Characteristics of a Hybrid Business Model
Multiple sources of revenue: Hybrid business models often generate income from a variety of sources, such as sales, subscriptions, advertising, grants, and donations.
Dual objectives: Hybrid business models often pursue multiple goals simultaneously, such as maximizing profits while also having a positive social or environmental impact.
Stakeholder focus: Hybrid business models often consider the needs and interests of a wide range of stakeholders, including customers, employees, shareholders, and the wider community.
Flexibility: Hybrid business models can be flexible and adaptable, allowing organizations to respond to changing market conditions and customer needs.
Innovation: Hybrid business models can encourage innovation, allowing organizations to think creatively about achieving their goals and pursuing new opportunities.
Collaboration: Hybrid business models can involve collaboration with a range of partners, such as other organizations, governments, and investors, to achieve their objectives.
Examples of Hybrid Organizations
Community Development Financial Institutions (CDFIs): These organizations use a combination of traditional banking and non-profit models to provide financial services to underserved communities. CDFIs may generate revenue through interest on loans and other financial products, but they also often receive grants and donations to support their mission of promoting economic development and social justice.

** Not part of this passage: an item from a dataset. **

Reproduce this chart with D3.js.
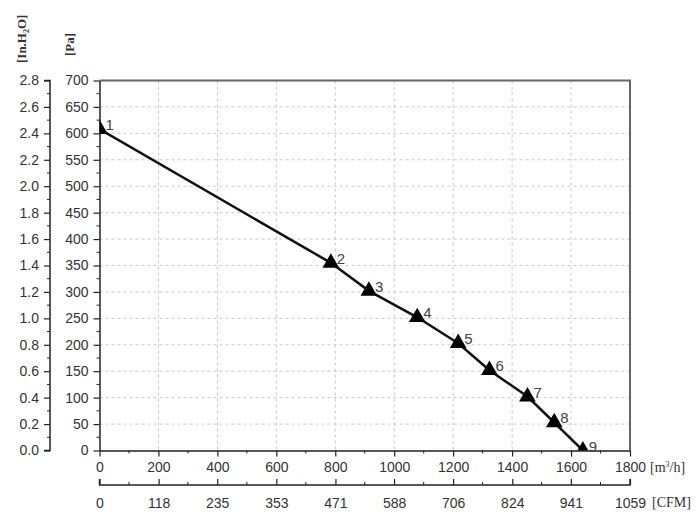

Social enterprises: These organizations pursue both social and financial objectives. They may generate income through the sale of goods or services, but they also often reinvest a portion of their profits back into the community or towards achieving their social mission.
Cooperative businesses: Cooperatives are owned and controlled democratically by their members, who may be workers, consumers, or both. They may generate revenue through the sale of goods or services, but they often also operate on a non-profit basis, with any surplus revenue being distributed back to the members rather than to external shareholders.
B Corporations: B Corporations are for-profit companies certified by the non-profit B Lab to meet rigorous social and environmental performance standards, accountability, and transparency. They must consider their decisions’ impact on all stakeholders, not just shareholders.
Social and Environmental Impacts
Hybrid organizations emerge from the conviction that neither for-profit companies nor non-profit organizations address social and environmental issues in the most proper and effective way. The entrepreneurs who decide to launch businesses using a hybrid business model are part of the generation that places a higher value on social justice and the health of the environment. For such individuals, a main driver is a desire to achieve a positive impact on their social and environmental surroundings. They are conscious of the need for organizations that are not only responsible within their context but also actively engaged in improving the living conditions for every human, animal, and living being that may be affected by their activities.
As a resume, a hybrid business is driven by three fundamental organizational activities: driving positive social/environmental change as an organizational objective, creating mutually beneficial relationships with stakeholders, and interacting progressively with the market, competitors, and industry institutions.
It is important to highlight the innovative nature of the hybrid business model since it modifies the conception of the role of corporations in society: while the objective of hybrid organizations is social and environmental change, these organizations are interested in becoming competitors in the market. For some hybrid companies, their mission must be carried out as a moral imperative, but for all hybrid organizations, it is clear that adopting this strategy is both profitable and sustainable.